Dare I suggest hegemony at work here?

MM


>>> nathan at newman.org 05/29/02 01:30PM >>>
----- Original Message ----- From: "Carrol Cox" <cbcox at ilstu.edu>


>Nathan is a real puzzle. He isn't stupid. He isn't a coward. He has very
>few reactionary positions (the only one I can remember is his offensive
>support of U.S. war crimes in Yugoslavia). He has an activist record to
>be proud of. So his absurd attachment to the DP is hard to explain or
>understand.

Yet my attachment is merely a more articulated version of the attachment of millions of progressive voters-- black, latino, union, feminist, even socialist. You seem by your statement to be explaining all those millions of Democratic votes by some combination of stupidity or cowardice. It is precisely because I understand and identify with those millions of other voters that I believe that third party politics is so doomed. It's just unconvincing as a strategy and, by definition, if it can't convince those millions of progressive voters, it can't suceed no matter how nice it might sound in the abstract.

Even if I could be convinced personally, on balance, that third party voting would be better, that reasonable attachment to the Dems means that there is a collective action problem barring third party success, since everyone will not jump at once, and as long as most people are not jumping, even fewer will jump. So third party voting is and will be restricted to the small group of folks willing to ignore the basic reality of the irrationality of their third party voting.

In a sense, I have the reverse puzzlement of Carrol.

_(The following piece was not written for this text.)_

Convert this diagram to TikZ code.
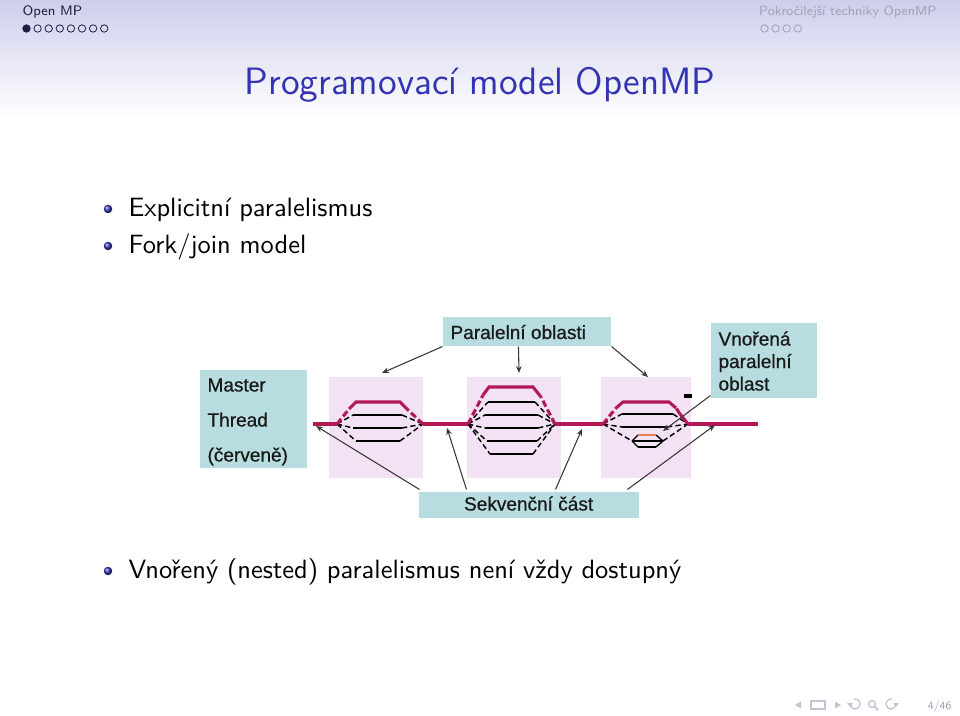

Most folks on this list are intelligent but refuse to recognize the inherent collective action obstacle to third party success. Even if they personally like the idea, since it can't succeed, their dogged support for it is puzzling. So much intellectual firepower is deployed to argue for Nixon's relative merits, yet very little is deployed in strategies for making the lesser-evil reality of the two-party system work better for progressives. I hardly think the political reality of Democratic leaders is ideal as it is, but also just see the irrationality of organizing around a strategy that is inherently self-defeating. So the third alternative is to figure out how to strategically make the best of the real options in the electoral realm that we have available.